I know you ask about the model choice here, but it is worth to discuss about your input data first. Data with many categorical features is still an active research; so it is not that straightforward. I suggest you first look at this very similar post, where I discuss some techniques to convert categorical variables to numerical values.
Since you provide little information about your categorical variables, for example how many levels each categorical variable have or how you do label encoding (just out-of-the-box method?) it is hard to give better guidelines. Generally speaking though, label encoding is mostly used for encoding target variables (dependent variable) if it is categorical, while you mention you use label encoding for other 6 independent variables (inputs). Here your target is rather numerical values (regression), so I would go beyond label encoding to convert your independent categorical variables.
Image the following very simplified scenario (just for educational purposes) to understand why label encoding is not a good idea where there is more than 1 independent categorical variables:
Color Year
0 Red 2010
1 Blue 2011
2 Green 2012
Now label encoding this would converting this to (naively speaking):
Color Year
0 1 1
1 2 2
2 3 3
There ways like constructing your own dictionary for each categorical variable and values associated to its levels while label encoding to prevent this obvious mistake. Apart from that, since you hardly go beyond RMSE value of 0.11, one could think of your input values (maybe not encoded properly!) and choice of your model.
Maybe try using this code for handling your independent categorical variables. Please note here, as a general rule of thumb, avoid using one-hot encoding although it is widely used in XGBoost (explained in the post). Maybe try "Target Encoding"!
Now speaking of the choice of model:
- Have you tried regularization (L1, L2)?
- Have confident you are about the independency of your independent variables? In simple regression you are assuming this holds, but may it is not which is easily the case that your independent variables are correlated. Maybe you should analyze this first using confusion matrix (see here for a brief tutorial)

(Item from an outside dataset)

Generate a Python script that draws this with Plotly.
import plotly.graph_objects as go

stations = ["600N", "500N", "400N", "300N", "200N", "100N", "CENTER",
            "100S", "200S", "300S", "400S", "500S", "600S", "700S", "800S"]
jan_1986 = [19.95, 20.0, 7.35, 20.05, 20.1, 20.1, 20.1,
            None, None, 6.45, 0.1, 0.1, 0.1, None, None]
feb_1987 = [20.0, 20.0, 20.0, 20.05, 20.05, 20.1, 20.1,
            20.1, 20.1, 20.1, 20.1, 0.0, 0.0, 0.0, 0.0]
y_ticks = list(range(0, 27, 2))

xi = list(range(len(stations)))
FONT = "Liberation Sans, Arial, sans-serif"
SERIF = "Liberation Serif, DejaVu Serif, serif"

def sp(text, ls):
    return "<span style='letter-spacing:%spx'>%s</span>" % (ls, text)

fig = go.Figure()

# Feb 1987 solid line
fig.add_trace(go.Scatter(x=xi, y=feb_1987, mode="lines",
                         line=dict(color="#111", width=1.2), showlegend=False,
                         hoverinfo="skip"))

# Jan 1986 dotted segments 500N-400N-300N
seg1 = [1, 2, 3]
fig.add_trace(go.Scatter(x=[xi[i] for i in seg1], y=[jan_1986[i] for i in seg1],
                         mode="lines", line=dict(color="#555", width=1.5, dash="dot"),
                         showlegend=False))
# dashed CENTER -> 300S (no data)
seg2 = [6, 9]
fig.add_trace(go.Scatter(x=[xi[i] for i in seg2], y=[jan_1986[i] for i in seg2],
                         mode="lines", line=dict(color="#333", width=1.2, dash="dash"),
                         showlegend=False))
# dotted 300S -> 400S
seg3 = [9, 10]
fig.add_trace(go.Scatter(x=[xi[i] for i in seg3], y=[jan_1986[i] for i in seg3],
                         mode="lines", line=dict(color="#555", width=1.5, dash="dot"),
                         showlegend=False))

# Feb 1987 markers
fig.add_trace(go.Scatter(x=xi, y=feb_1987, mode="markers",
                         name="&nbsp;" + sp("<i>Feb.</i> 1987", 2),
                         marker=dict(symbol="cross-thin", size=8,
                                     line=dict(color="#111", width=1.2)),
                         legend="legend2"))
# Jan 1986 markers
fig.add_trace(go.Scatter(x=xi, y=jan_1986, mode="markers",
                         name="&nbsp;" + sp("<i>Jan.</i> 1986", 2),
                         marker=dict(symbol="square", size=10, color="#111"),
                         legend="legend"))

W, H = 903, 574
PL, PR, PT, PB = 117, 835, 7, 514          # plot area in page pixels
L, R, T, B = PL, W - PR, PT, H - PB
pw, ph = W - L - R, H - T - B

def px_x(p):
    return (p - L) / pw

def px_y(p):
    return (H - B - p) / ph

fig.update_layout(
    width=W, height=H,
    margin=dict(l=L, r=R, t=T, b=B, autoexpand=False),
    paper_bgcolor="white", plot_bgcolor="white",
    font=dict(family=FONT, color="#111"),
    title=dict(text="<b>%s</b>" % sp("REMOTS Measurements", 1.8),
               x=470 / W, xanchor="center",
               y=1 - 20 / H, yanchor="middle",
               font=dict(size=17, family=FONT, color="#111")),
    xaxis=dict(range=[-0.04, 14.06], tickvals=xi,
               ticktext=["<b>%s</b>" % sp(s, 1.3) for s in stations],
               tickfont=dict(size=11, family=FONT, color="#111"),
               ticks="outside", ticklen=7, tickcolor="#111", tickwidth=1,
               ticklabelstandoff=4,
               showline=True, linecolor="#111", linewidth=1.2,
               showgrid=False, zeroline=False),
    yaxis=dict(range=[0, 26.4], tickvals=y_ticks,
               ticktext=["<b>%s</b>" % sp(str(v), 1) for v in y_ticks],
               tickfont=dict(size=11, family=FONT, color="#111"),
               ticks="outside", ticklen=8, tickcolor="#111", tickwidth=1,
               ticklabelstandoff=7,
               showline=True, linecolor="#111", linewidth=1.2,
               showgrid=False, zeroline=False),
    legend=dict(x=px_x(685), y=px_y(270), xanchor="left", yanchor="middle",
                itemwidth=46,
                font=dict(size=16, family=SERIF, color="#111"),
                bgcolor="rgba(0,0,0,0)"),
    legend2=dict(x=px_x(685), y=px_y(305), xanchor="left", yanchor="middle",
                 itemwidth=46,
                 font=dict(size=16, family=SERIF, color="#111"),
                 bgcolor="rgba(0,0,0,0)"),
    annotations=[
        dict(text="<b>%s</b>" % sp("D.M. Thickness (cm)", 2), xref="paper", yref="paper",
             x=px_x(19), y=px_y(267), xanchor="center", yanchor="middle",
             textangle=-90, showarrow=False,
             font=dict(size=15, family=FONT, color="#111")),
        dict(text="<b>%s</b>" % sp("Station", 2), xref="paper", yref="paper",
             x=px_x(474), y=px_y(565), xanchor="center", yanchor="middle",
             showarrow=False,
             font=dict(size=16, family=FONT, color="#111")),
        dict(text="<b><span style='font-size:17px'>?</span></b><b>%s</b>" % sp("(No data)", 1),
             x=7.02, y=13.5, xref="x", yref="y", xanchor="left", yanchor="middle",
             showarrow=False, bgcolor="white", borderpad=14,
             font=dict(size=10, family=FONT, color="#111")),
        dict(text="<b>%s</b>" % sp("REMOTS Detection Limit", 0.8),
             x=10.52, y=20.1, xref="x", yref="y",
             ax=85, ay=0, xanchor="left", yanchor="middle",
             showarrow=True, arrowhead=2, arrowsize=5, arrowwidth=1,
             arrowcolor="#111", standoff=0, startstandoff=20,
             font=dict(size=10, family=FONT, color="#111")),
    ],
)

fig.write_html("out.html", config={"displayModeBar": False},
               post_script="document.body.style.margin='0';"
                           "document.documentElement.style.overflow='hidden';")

- Have you tried gradient boosting decision trees (GBDT) for regression?
Note1: If you want to go with GBDTs, do not leave that other 1 independent variable alone. You said you have 6 independent variables out of 7. I assume the other one is continuous numerical values? If that so, you have to handle that properly in GBDTs like binarizing (put in bins).
Note2: You may try either XGBoost, or Catboost, and a nice tutorial using Catboost. Each has its pros and cons. For the former hyperparameter tuning could be challenging and there is no ways to automatically account for categorical variables but have larger community. While the latter is recently released (mid last year), it is much easier in terms of hyperparameter tuning (often defaults works great), and there are ways to automatically account for categorical features without explicitly encode them, but less support and community is smaller.
Note3: The good thing about GBDT is that you do not need to worry about the correlation of features per se. Algorithm automatically ignore the coupling of strongly correlated features.
Note4: You may easily overfit, although there are built-in regularization. Catboost for example have a interactive learning curve for training and validation to control overfitting (see the last tutorial).
I strongly believe taking care of your inputs together with a proper choice of algorithm would boost your RMSE error.